→ **Data extract**
>> START
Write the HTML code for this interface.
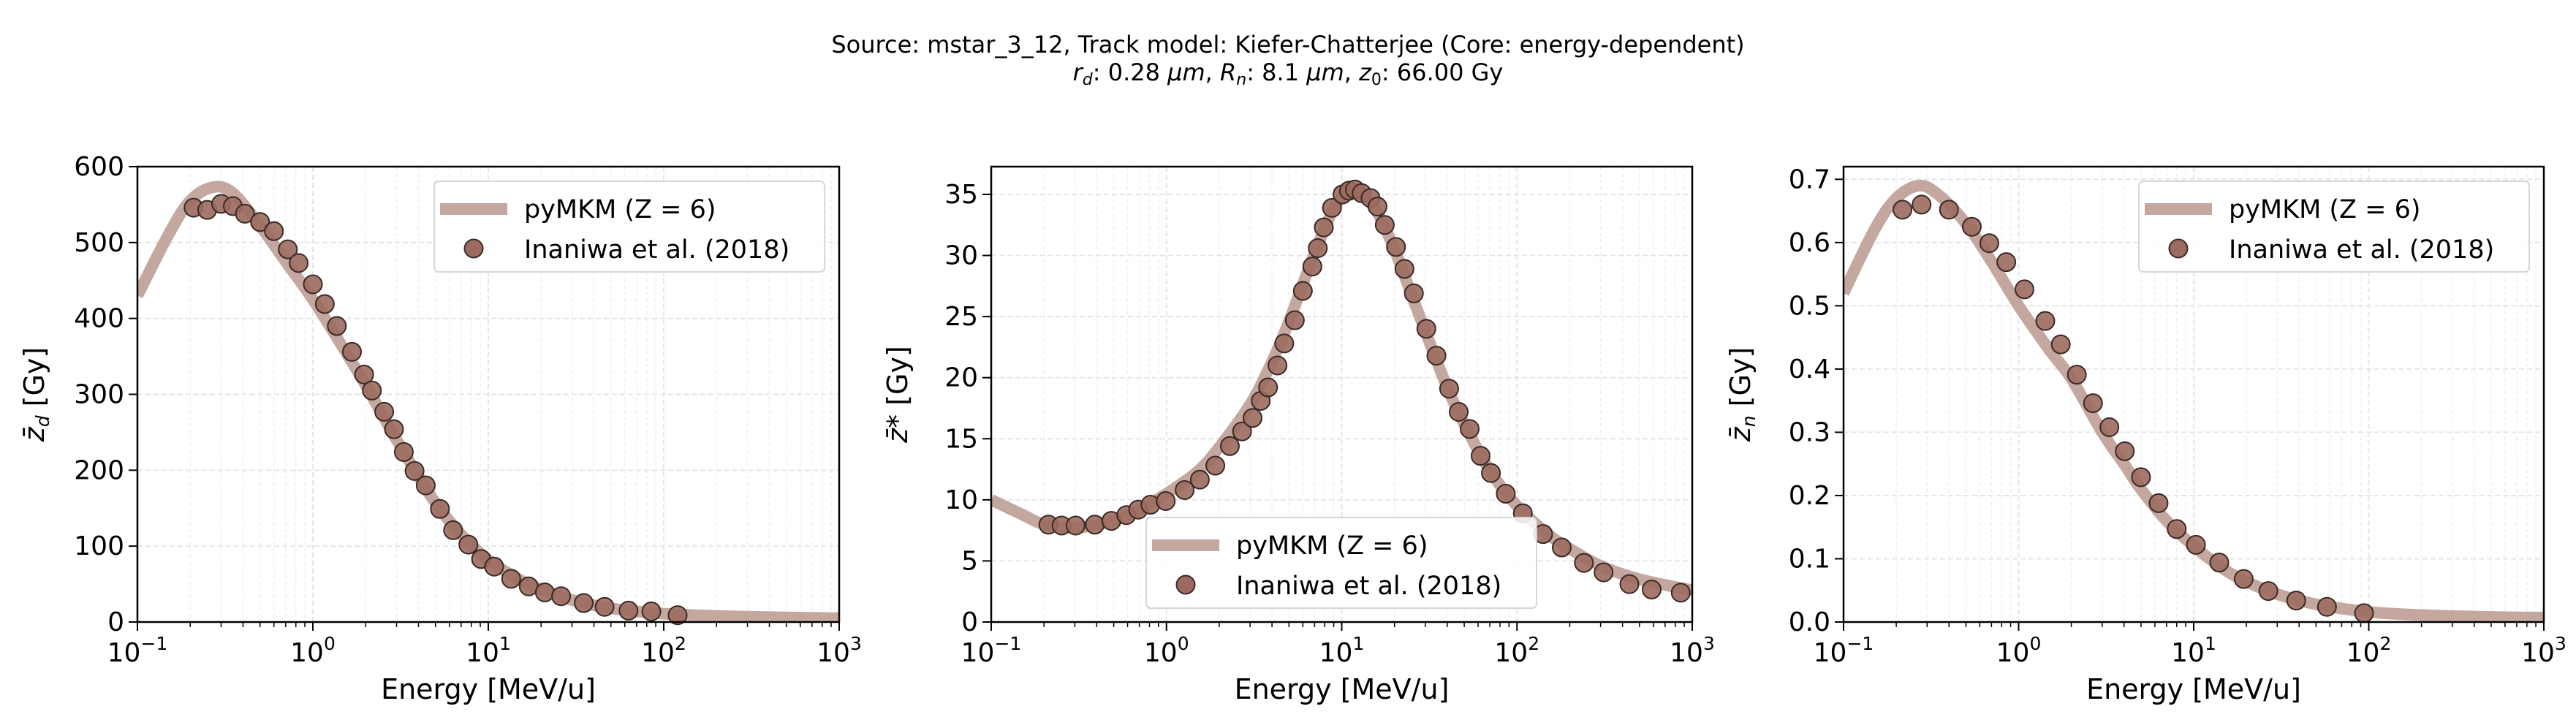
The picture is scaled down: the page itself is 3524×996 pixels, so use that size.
<!DOCTYPE html>
<html><head><meta charset="utf-8">
<style>
html,body{margin:0;padding:0;background:#fff;}
svg{display:block;font-family:"DejaVu Sans","Liberation Sans",sans-serif;}
</style></head>
<body>
<svg id="fig" width="3524" height="996" viewBox="0 0 3524 996" xmlns="http://www.w3.org/2000/svg">
<text x="1762" y="72" font-size="32" text-anchor="middle">Source: mstar_3_12, Track model: Kiefer-Chatterjee (Core: energy-dependent)</text>
<text x="1762" y="110" font-size="32" text-anchor="middle"><tspan font-style="italic">r</tspan><tspan font-style="italic" font-size="22" dy="6">d</tspan><tspan dy="-6">: 0.28 </tspan><tspan font-style="italic">μm</tspan><tspan>, </tspan><tspan font-style="italic">R</tspan><tspan font-style="italic" font-size="22" dy="6">n</tspan><tspan dy="-6">: 8.1 </tspan><tspan font-style="italic">μm</tspan><tspan>, </tspan><tspan font-style="italic">z</tspan><tspan font-size="22" dy="6">0</tspan><tspan dy="-6">: 66.00 Gy</tspan></text>
</svg>
<script>
// ---- Data (panel 1: z_d) ----
const lineE1 = [0.1,0.15,0.2,0.27,0.35,0.5,0.7,1,1.5,2,3,4,5,7,10,15,20,30,50,100,200,500,1000];
const lineY1 = [430,510,555,573,565,522,475,425,360,312,240,192,157,115,82,56,43,29,18,11,8,6,5];
const ptE1 = [0.209,0.25,0.30,0.35,0.41,0.50,0.60,0.72,0.83,1.0,1.17,1.37,1.67,1.96,2.17,2.55,2.9,3.3,3.8,4.4,5.3,6.3,7.7,9.1,10.8,13.5,17,21,26,35,46,63,85,120];
const ptY1 = [546,543,551,548,538,527,515,491,473,445,419,390,356,326,305,277,254,224,199,180,149,121,102,83,73,57,47,39,34,25,20,15,14,9];
// ---- Data (panel 2: z*) ----
const lineE2 = [0.1,0.15,0.2,0.3,0.5,0.7,1,1.5,2,3,4,5,7,9,11,13,16,20,25,30,40,50,70,100,150,200,300,500,1000];
const lineY2 = [10,8.8,8.0,7.7,8.3,9.2,10.5,12.3,14.3,17.8,21.3,24.6,30.2,33.8,35.3,35,33.5,30.5,26.8,23.8,19.2,16.2,12.4,9.5,7.2,6,4.6,3.5,2.6];
const ptE2 = [0.212,0.252,0.303,0.39,0.485,0.59,0.69,0.81,0.99,1.27,1.55,1.9,2.3,2.7,3.1,3.45,3.8,4.3,4.7,5.4,6.0,6.8,7.3,7.9,8.8,10.1,11.0,11.9,13.0,14.6,16,17.6,20.4,22.8,25.8,30.4,34.7,41,46.5,53.7,62,71,86.3,108,141,180,241,312,438,587,860];
const ptY2 = [7.97,7.9,7.9,7.97,8.28,8.75,9.2,9.6,9.9,10.8,11.65,12.8,14.4,15.6,16.7,18.1,19.2,21,22.8,24.7,27.1,29.1,30.6,32.3,33.9,35,35.3,35.4,35.1,34.7,34,32.5,30.7,28.9,26.9,24,21.8,19.1,17.2,15.8,13.6,12.2,10.5,8.9,7.2,6.1,4.84,4.06,3.1,2.66,2.4];
// ---- Data (panel 3: z_n) ----
const lineE3 = [0.1,0.15,0.2,0.27,0.35,0.5,0.7,1,1.5,2,3,4,5,7,10,15,20,30,50,100,200,500,1000];
const lineY3 = [0.52,0.62,0.67,0.69,0.675,0.63,0.57,0.50,0.43,0.385,0.30,0.25,0.21,0.16,0.12,0.083,0.064,0.044,0.028,0.016,0.011,0.008,0.007];
const ptE3 = [0.217,0.279,0.4,0.54,0.68,0.85,1.08,1.42,1.74,2.15,2.66,3.3,4.04,5.0,6.3,8.0,10.3,14,19.3,26.7,38.5,57.7,94];
const ptY3 = [0.652,0.66,0.652,0.625,0.599,0.569,0.526,0.476,0.439,0.391,0.346,0.308,0.27,0.229,0.188,0.147,0.122,0.094,0.068,0.049,0.034,0.024,0.014];
// ---- Tick labels ----
const yTicks1 = [0,100,200,300,400,500,600];
const yTicks2 = [0,5,10,15,20,25,30,35];
const yTicks3 = ["0.0","0.1","0.2","0.3","0.4","0.5","0.6","0.7"];
const xTickExp = ["−1","0","1","2","3"];

const NS = "http://www.w3.org/2000/svg";
const svg = document.getElementById('fig');
function mk(tag, attrs, parent) {
  const e = document.createElementNS(NS, tag);
  for (const k in attrs) e.setAttribute(k, attrs[k]);
  (parent || svg).appendChild(e);
  return e;
}
function smoothPath(pts) {
  let d = 'M' + pts[0][0].toFixed(1) + ' ' + pts[0][1].toFixed(1);
  for (let i = 0; i < pts.length - 1; i++) {
    const p0 = pts[Math.max(0, i - 1)], p1 = pts[i], p2 = pts[i + 1], p3 = pts[Math.min(pts.length - 1, i + 2)];
    const c1x = p1[0] + (p2[0] - p0[0]) / 6, c1y = p1[1] + (p2[1] - p0[1]) / 6;
    const c2x = p2[0] - (p3[0] - p1[0]) / 6, c2y = p2[1] - (p3[1] - p1[1]) / 6;
    d += ' C' + c1x.toFixed(1) + ' ' + c1y.toFixed(1) + ' ' + c2x.toFixed(1) + ' ' + c2y.toFixed(1) + ' ' + p2[0].toFixed(1) + ' ' + p2[1].toFixed(1);
  }
  return d;
}
const TOP = 228, BOT = 851;
const panels = [
  {L:188, R:1148, ymax:600, lineE:lineE1, lineY:lineY1, ptE:ptE1, ptY:ptY1, ticks:yTicks1, ylab:["z̄","d"], leg:{x:594,y:248}, name:"zd"},
  {L:1356, R:2315, ymax:37.27, lineE:lineE2, lineY:lineY2, ptE:ptE2, ptY:ptY2, ticks:yTicks2, ylab:["z̄*",""], leg:{x:1568,y:708}, name:"zstar"},
  {L:2522, R:3480, ymax:0.72, lineE:lineE3, lineY:lineY3, ptE:ptE3, ptY:ptY3, ticks:yTicks3, ylab:["z̄","n"], leg:{x:2926,y:248}, name:"zn"}
];
panels.forEach((p, pi) => {
  const g = mk('g', {});
  
  
  const xs = e => p.L + (Math.log10(e) + 1) / 4 * (p.R - p.L);
  const ys = v => BOT - v / p.ymax * (BOT - TOP);
  for (let d = -1; d < 3; d++) for (let m = 2; m < 10; m++) {
    const x = xs(m * Math.pow(10, d));
    const l = mk('line', {x1:x, x2:x, y1:TOP, y2:BOT, stroke:'#efefef', 'stroke-width':1.5, 'stroke-dasharray':'5,4'}, g);
    
    
    mk('line', {x1:x, x2:x, y1:BOT, y2:BOT+7, stroke:'#000', 'stroke-width':1.5}, g);
  }
  for (let d = -1; d <= 3; d++) {
    const x = xs(Math.pow(10, d));
    const l = mk('line', {x1:x, x2:x, y1:TOP, y2:BOT, stroke:'#e6e6e6', 'stroke-width':2, 'stroke-dasharray':'7,4'}, g);
    
    
    mk('line', {x1:x, x2:x, y1:BOT, y2:BOT+12, stroke:'#000', 'stroke-width':2}, g);
    const t = mk('text', {x:x, y:BOT+54, 'font-size':36, 'text-anchor':'middle'}, g);
    
    
    t.textContent = '10';
    const s = mk('tspan', {'font-size':25, dy:-16}, t);
    s.textContent = xTickExp[d + 1];
  }
  p.ticks.forEach(tv => {
    const y = ys(parseFloat(tv));
    const l = mk('line', {x1:p.L, x2:p.R, y1:y, y2:y, stroke:'#e6e6e6', 'stroke-width':2, 'stroke-dasharray':'7,4'}, g);
    
    
    mk('line', {x1:p.L-12, x2:p.L, y1:y, y2:y, stroke:'#000', 'stroke-width':2}, g);
    const t = mk('text', {x:p.L-18, y:y+12, 'font-size':36, 'text-anchor':'end'}, g);
    
    
    t.textContent = tv;
  });
  const clip = mk('clipPath', {id:'clip'+pi}, g);
  mk('rect', {x:p.L, y:TOP, width:p.R-p.L, height:BOT-TOP}, clip);
  const pts = p.lineE.map((e, i) => [xs(e), ys(p.lineY[i])]);
  const path = mk('path', {d:smoothPath(pts), fill:'none', stroke:'#c4a89f', 'stroke-width':16, 'stroke-linejoin':'round', 'clip-path':'url(#clip'+pi+')'}, g);
  
  
  p.ptE.forEach((e, i) => {
    const c = mk('circle', {cx:xs(e), cy:ys(p.ptY[i]), r:12.5, fill:'#9c6a5e', 'fill-opacity':0.9, stroke:'#3a2a26', 'stroke-width':2}, g);
    
    
  });
  const fr = mk('rect', {x:p.L, y:TOP, width:p.R-p.L, height:BOT-TOP, fill:'none', stroke:'#000', 'stroke-width':2.5}, g);
  
  
  const lg = mk('g', {}, g);
  
  
  mk('rect', {x:p.leg.x, y:p.leg.y, width:534, height:124, rx:6, fill:'#fff', 'fill-opacity':0.85, stroke:'#d6d6d6', 'stroke-width':2}, lg);
  mk('line', {x1:p.leg.x+8, x2:p.leg.x+100, y1:p.leg.y+38, y2:p.leg.y+38, stroke:'#c4a89f', 'stroke-width':16}, lg);
  const t1 = mk('text', {x:p.leg.x+123, y:p.leg.y+50, 'font-size':35}, lg);
  
  
  t1.textContent = 'pyMKM (Z = 6)';
  mk('circle', {cx:p.leg.x+54, cy:p.leg.y+92, r:12.5, fill:'#9c6a5e', stroke:'#3a2a26', 'stroke-width':2}, lg);
  const t2 = mk('text', {x:p.leg.x+123, y:p.leg.y+105, 'font-size':35}, lg);
  
  
  t2.textContent = 'Inaniwa et al. (2018)';
  const xl = mk('text', {x:(p.L+p.R)/2, y:956, 'font-size':38, 'text-anchor':'middle'}, g);
  
  
  xl.textContent = 'Energy [MeV/u]';
  const yx = p.L - (pi === 1 ? 115 : 128), yy = (TOP + BOT) / 2;
  const yl = mk('text', {x:yx, y:yy, 'font-size':38, 'text-anchor':'middle', transform:'rotate(-90 '+yx+' '+yy+')'}, g);
  
  
  const a = mk('tspan', {'font-style':'italic'}, yl); a.textContent = p.ylab[0];
  if (p.ylab[1]) { const b = mk('tspan', {'font-style':'italic', 'font-size':25, dy:7}, yl); b.textContent = p.ylab[1];
    const c2 = mk('tspan', {dy:-7}, yl); c2.textContent = '  [Gy]'; }
  else { const c2 = mk('tspan', {}, yl); c2.textContent = '  [Gy]'; }
});
</script>
</body></html>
>> END
Look above for lines with the word "size" and copy them all.

→ **Solution below**
The picture is scaled down: the page itself is 3524×996 pixels, so use that size.
<text x="1762" y="72" font-size="32" text-anchor="middle">Source: mstar_3_12, Track model: Kiefer-Chatterjee (Core: energy-dependent)</text>
<text x="1762" y="110" font-size="32" text-anchor="middle"><tspan font-style="italic">r</tspan><tspan font-style="italic" font-size="22" dy="6">d</tspan><tspan dy="-6">: 0.28 </tspan><tspan font-style="italic">μm</tspan><tspan>, </tspan><tspan font-style="italic">R</tspan><tspan font-style="italic" font-size="22" dy="6">n</tspan><tspan dy="-6">: 8.1 </tspan><tspan font-style="italic">μm</tspan><tspan>, </tspan><tspan font-style="italic">z</tspan><tspan font-size="22" dy="6">0</tspan><tspan dy="-6">: 66.00 Gy</tspan></text>
    const t = mk('text', {x:x, y:BOT+54, 'font-size':36, 'text-anchor':'middle'}, g);
    const s = mk('tspan', {'font-size':25, dy:-16}, t);
    const t = mk('text', {x:p.L-18, y:y+12, 'font-size':36, 'text-anchor':'end'}, g);
  const t1 = mk('text', {x:p.leg.x+123, y:p.leg.y+50, 'font-size':35}, lg);
  const t2 = mk('text', {x:p.leg.x+123, y:p.leg.y+105, 'font-size':35}, lg);
  const xl = mk('text', {x:(p.L+p.R)/2, y:956, 'font-size':38, 'text-anchor':'middle'}, g);
  const yl = mk('text', {x:yx, y:yy, 'font-size':38, 'text-anchor':'middle', transform:'rotate(-90 '+yx+' '+yy+')'}, g);
  if (p.ylab[1]) { const b = mk('tspan', {'font-style':'italic', 'font-size':25, dy:7}, yl); b.textContent = p.ylab[1];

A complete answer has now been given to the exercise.